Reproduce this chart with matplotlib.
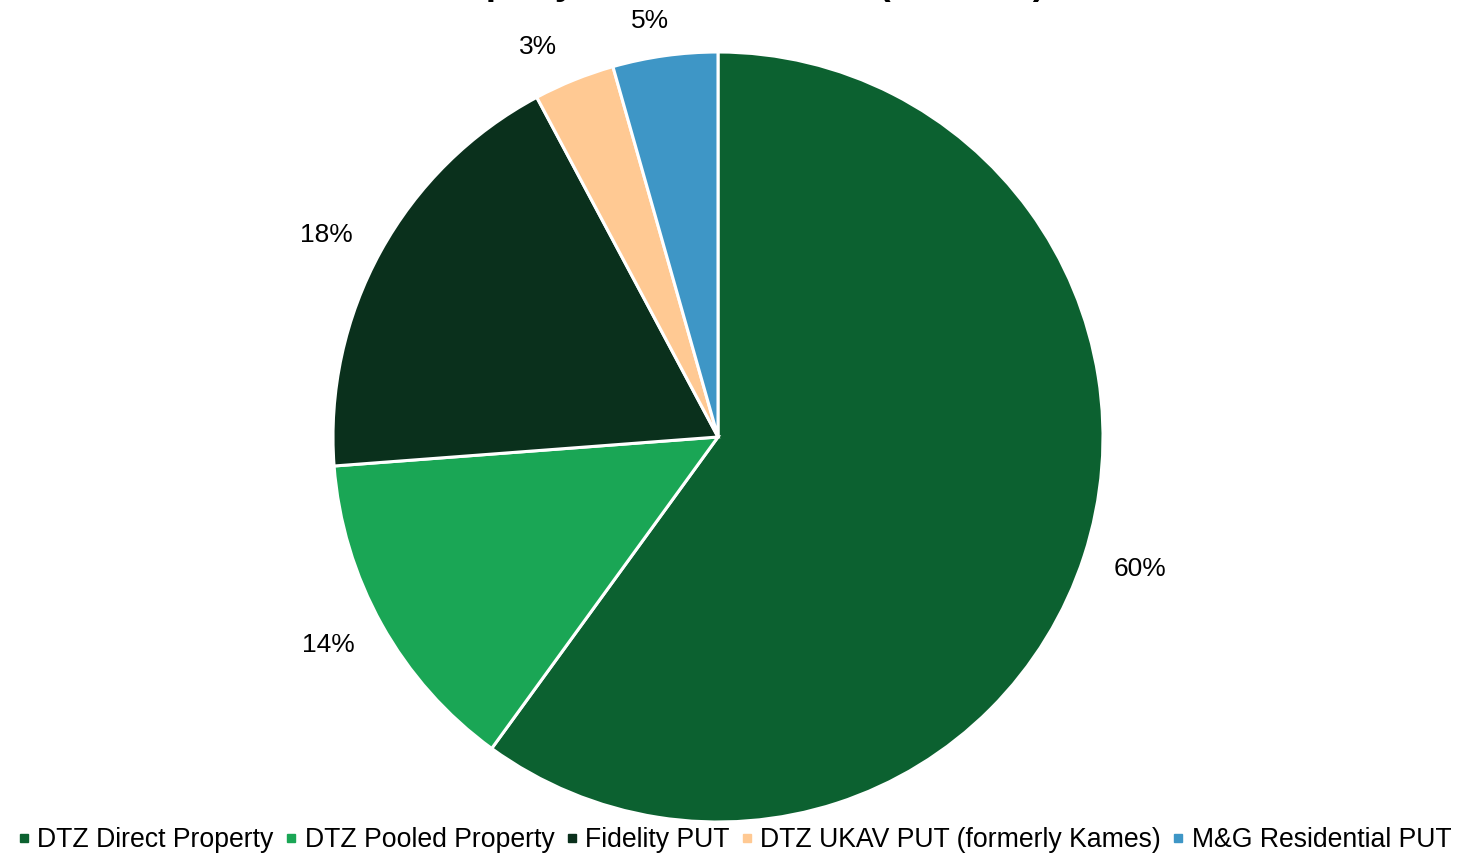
import matplotlib
matplotlib.use("Agg")
import matplotlib.pyplot as plt
from matplotlib.lines import Line2D
import numpy as np

plt.rcParams['font.family'] = ['Liberation Sans', 'DejaVu Sans']

categories = ["DTZ Direct Property", "DTZ Pooled Property", "Fidelity PUT",
              "DTZ UKAV PUT (formerly Kames)", "M&G Residential PUT"]
values = [60.0, 13.8, 18.4, 3.4, 4.4]
labels = ["60%", "14%", "18%", "3%", "5%"]
colors = ["#0C6130", "#1AA655", "#0A301C", "#FFC993", "#3E96C6"]
title = "Property Asset Allocation (31.03.21)"

# label placement style: radial gap factor and small horizontal nudges (radius units)
label_k = 1.08
label_nudge = [0.003, -0.008, -0.01, 0.005, 0.005]

fig = plt.figure(figsize=(14.58, 8.55), dpi=100)
ax = fig.add_axes([333/1458, 33/855, 770/1458, 770/855])
wedges, texts = ax.pie(values, colors=colors, labels=labels, startangle=90,
                       counterclock=False, labeldistance=1.15,
                       wedgeprops=dict(edgecolor="white", linewidth=2.2),
                       textprops=dict(fontsize=19, color="black"))
ax.set_xlim(-1, 1)
ax.set_ylim(-1, 1)
ax.set_aspect("equal")
ax.axis("off")

fig.canvas.draw()
r_px = 385.0
base_nudge = [0.0, 0.0, 0.0, -0.05, -0.025]
for w, t, nd, bn in zip(wedges, texts, label_nudge, base_nudge):
    ang = np.deg2rad((w.theta1 + w.theta2) / 2)
    t.set_ha("center")
    t.set_va("center")
    t.set_clip_on(False)
    bb = t.get_window_extent()
    hw = bb.width / 2 / r_px
    hh = bb.height / 2 / r_px * 0.55
    c, s = np.cos(ang), np.sin(ang)
    t.set_position((label_k * c + c * hw + nd + bn, label_k * s + s * hh - 0.005))

fig.text(425/1458, 1.0 + 6/855, title, ha="left", va="baseline",
         fontsize=26.3, fontweight="bold")

handles = [Line2D([], [], marker="s", ls="", color=c, markersize=6) for c in colors]
fig.legend(handles, categories, loc="center", bbox_to_anchor=(735/1458, 1 - 840/855),
           ncol=5, frameon=False, fontsize=19.2, handlelength=0.4,
           handletextpad=0.3, columnspacing=0.45, borderaxespad=0)

fig.savefig("out.png", dpi=100)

++++++

- [DO THIS] Quote, please, every line of the material above from its start through the line that has "plt.rcParams['font.family'] = ['Liberation", reproducing the words exactly and dropping any images.

- [IN RESPONSE]
Reproduce this chart with matplotlib.
import matplotlib
matplotlib.use("Agg")
import matplotlib.pyplot as plt
from matplotlib.lines import Line2D
import numpy as np

plt.rcParams['font.family'] = ['Liberation Sans', 'DejaVu Sans']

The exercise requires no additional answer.